Goal: Any pictures should be left out; please print exactly the lines between the line with "Output the component" and the line with "5, 6, 8, 10]", inclusive.

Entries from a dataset

┌────────

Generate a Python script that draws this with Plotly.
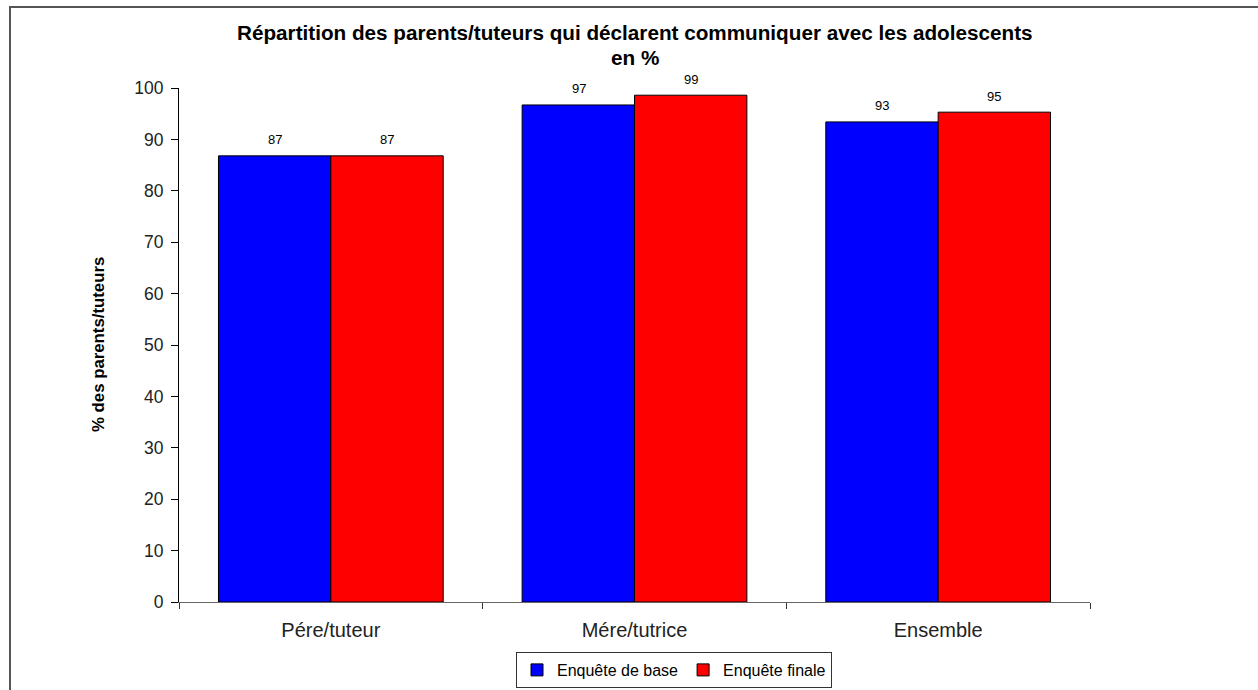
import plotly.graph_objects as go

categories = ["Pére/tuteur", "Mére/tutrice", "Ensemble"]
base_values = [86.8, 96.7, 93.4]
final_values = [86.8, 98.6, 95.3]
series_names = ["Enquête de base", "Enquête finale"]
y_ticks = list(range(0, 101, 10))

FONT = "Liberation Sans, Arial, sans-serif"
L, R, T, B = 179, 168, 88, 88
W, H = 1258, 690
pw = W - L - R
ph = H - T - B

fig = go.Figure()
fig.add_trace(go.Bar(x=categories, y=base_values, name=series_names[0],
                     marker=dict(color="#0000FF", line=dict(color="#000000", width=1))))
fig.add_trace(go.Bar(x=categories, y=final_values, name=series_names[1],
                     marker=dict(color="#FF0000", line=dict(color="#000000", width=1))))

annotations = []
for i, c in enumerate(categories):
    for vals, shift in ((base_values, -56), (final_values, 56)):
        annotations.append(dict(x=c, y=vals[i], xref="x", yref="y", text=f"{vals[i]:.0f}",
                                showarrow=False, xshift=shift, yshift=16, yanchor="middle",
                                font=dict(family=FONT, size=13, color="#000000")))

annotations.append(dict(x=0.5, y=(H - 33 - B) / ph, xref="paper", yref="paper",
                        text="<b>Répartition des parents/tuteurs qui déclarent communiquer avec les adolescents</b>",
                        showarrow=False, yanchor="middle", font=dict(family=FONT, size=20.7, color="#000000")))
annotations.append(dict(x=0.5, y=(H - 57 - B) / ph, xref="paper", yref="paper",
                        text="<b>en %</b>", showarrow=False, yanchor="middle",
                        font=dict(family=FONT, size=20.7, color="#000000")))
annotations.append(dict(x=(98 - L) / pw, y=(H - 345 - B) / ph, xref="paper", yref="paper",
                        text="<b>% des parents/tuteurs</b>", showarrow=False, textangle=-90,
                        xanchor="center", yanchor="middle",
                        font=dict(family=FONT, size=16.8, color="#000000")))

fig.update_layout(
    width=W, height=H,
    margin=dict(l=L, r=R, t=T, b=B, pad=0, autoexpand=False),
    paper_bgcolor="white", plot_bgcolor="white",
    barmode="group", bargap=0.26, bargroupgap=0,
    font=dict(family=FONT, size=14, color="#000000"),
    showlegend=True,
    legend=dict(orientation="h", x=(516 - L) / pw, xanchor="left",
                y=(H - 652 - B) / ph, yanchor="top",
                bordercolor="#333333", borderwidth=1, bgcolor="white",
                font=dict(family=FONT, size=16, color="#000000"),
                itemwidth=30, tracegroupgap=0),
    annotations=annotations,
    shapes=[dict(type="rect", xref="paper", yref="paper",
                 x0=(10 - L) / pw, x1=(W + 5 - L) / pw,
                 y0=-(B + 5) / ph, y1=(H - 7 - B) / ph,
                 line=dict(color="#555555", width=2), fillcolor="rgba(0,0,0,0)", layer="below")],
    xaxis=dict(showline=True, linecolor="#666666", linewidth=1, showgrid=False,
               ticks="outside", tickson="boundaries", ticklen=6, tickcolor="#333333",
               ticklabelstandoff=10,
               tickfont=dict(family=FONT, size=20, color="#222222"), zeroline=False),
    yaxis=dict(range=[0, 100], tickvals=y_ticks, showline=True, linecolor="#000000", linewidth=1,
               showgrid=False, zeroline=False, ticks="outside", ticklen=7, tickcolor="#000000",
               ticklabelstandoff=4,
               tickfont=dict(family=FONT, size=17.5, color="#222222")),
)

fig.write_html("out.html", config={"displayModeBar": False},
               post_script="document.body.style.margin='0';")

└────────
┌────────

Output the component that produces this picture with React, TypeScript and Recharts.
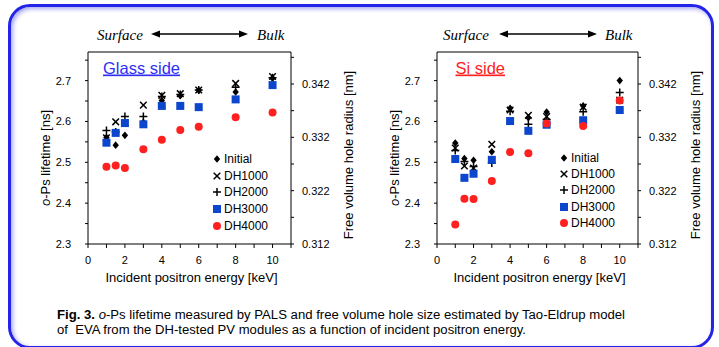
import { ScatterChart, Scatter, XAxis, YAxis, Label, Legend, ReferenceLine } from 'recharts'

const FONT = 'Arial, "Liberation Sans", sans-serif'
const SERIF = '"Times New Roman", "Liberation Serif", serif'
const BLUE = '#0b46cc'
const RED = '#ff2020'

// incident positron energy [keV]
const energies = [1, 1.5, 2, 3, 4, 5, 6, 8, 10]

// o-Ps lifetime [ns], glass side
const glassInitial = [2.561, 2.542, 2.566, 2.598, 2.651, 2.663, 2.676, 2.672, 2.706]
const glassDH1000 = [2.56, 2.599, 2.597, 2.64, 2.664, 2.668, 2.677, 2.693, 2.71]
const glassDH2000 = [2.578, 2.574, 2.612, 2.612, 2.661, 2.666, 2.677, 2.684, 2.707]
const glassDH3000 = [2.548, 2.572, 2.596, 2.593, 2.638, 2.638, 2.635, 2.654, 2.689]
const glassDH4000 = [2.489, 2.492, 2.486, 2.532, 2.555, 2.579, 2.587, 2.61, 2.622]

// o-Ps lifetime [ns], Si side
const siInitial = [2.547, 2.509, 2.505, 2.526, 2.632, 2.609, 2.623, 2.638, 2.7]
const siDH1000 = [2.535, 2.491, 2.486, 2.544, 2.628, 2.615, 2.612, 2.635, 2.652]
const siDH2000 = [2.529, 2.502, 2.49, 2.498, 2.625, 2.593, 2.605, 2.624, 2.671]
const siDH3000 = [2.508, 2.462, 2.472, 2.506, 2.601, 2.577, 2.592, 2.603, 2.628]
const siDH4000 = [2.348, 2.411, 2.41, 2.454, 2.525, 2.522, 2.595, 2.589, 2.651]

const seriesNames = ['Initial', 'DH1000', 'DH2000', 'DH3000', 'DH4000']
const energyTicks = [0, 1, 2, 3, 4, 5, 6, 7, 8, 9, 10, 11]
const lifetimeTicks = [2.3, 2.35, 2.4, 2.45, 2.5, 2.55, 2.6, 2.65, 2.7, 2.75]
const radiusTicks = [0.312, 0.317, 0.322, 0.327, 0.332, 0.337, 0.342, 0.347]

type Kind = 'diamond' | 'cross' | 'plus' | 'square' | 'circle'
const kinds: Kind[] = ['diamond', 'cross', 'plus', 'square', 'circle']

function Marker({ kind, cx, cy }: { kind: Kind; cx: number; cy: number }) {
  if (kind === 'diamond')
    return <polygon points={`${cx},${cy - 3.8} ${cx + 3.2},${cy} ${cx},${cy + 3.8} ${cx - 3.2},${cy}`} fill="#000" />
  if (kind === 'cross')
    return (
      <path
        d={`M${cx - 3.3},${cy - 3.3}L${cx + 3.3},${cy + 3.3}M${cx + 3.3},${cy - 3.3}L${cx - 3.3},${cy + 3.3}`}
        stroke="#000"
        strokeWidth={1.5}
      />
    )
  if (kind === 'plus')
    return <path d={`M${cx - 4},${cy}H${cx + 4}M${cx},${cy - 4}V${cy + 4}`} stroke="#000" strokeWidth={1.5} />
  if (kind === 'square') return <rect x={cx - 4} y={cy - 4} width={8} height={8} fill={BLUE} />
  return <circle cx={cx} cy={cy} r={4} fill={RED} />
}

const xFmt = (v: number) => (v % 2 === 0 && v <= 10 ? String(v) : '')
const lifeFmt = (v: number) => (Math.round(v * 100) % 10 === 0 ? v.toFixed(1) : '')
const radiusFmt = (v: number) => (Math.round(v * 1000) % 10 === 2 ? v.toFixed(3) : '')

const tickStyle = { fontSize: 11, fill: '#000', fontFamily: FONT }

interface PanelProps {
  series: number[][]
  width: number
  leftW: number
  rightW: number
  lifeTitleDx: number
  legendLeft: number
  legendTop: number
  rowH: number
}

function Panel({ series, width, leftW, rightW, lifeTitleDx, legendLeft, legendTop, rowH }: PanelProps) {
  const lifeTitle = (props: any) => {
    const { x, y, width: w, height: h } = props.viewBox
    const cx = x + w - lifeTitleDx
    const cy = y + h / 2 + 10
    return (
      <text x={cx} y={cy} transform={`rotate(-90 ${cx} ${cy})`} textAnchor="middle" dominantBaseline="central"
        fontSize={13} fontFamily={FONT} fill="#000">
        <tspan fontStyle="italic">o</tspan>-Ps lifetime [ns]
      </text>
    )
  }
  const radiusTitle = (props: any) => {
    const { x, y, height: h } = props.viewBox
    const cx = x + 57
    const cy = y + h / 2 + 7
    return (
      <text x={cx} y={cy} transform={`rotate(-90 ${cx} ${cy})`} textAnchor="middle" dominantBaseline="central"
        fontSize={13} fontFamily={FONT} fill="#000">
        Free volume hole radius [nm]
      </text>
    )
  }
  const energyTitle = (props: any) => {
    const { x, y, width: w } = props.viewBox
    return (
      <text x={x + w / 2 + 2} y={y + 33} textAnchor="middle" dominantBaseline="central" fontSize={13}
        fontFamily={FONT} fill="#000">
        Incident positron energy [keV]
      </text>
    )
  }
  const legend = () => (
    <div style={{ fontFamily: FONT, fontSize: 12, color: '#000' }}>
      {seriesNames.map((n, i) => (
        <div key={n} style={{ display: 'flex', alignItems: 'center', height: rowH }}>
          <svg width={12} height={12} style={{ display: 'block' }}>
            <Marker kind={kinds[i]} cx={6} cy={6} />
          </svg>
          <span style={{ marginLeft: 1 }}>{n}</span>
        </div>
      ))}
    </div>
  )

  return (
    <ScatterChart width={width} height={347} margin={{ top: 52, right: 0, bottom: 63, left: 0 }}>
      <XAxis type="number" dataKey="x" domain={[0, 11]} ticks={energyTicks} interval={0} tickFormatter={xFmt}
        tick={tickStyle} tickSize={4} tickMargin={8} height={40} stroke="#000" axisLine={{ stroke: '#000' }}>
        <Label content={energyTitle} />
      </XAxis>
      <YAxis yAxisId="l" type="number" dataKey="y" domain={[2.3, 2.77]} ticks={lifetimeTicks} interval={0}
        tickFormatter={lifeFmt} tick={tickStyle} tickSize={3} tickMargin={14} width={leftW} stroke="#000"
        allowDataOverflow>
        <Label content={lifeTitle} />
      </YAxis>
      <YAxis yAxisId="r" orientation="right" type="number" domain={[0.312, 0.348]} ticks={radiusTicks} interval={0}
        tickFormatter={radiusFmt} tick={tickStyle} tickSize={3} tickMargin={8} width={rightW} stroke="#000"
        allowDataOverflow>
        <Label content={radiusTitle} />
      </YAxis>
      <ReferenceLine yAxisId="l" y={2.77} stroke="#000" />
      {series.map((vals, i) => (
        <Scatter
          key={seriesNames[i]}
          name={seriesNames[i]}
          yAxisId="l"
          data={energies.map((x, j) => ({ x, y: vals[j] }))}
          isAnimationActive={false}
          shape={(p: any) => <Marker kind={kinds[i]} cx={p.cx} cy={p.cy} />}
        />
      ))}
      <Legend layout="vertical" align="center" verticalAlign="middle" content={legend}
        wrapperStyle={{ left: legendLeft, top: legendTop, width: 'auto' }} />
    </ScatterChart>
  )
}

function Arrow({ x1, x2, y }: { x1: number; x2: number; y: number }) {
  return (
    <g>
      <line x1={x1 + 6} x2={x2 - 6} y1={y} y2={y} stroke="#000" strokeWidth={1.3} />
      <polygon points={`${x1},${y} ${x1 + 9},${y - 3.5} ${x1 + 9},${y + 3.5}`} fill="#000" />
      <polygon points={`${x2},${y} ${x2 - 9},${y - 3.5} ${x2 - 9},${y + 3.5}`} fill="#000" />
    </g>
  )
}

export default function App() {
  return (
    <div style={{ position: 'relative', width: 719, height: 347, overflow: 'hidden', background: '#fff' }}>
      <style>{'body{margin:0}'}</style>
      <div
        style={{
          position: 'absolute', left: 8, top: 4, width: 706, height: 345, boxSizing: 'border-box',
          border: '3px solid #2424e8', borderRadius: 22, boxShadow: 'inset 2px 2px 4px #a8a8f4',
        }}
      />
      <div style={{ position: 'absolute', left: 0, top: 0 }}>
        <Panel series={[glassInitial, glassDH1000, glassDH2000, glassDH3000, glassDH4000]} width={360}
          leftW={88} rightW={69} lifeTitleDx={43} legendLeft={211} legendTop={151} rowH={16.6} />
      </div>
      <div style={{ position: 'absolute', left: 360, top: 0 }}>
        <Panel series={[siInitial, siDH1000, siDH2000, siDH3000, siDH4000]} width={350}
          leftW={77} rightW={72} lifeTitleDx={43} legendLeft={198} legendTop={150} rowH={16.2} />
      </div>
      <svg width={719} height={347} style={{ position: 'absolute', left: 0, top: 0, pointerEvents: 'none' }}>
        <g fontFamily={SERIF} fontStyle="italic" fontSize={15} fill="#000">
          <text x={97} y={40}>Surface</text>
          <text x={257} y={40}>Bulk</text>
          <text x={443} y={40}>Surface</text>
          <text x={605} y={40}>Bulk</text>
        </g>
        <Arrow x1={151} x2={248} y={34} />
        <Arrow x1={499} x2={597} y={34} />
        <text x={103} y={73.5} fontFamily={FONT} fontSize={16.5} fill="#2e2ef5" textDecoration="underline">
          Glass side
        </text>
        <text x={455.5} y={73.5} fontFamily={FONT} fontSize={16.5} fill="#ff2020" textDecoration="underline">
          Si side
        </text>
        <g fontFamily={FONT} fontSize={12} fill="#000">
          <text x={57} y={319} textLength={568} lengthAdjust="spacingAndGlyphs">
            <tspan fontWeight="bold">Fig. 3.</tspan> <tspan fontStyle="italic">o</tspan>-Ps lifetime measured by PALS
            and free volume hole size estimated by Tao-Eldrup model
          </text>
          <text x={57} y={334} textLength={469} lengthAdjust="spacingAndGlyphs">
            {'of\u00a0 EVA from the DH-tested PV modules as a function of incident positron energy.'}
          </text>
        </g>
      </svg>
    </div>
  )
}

└────────

Result of this task:
Output the component that produces this picture with React, TypeScript and Recharts.
import { ScatterChart, Scatter, XAxis, YAxis, Label, Legend, ReferenceLine } from 'recharts'

const FONT = 'Arial, "Liberation Sans", sans-serif'
const SERIF = '"Times New Roman", "Liberation Serif", serif'
const BLUE = '#0b46cc'
const RED = '#ff2020'

// incident positron energy [keV]
const energies = [1, 1.5, 2, 3, 4, 5, 6, 8, 10]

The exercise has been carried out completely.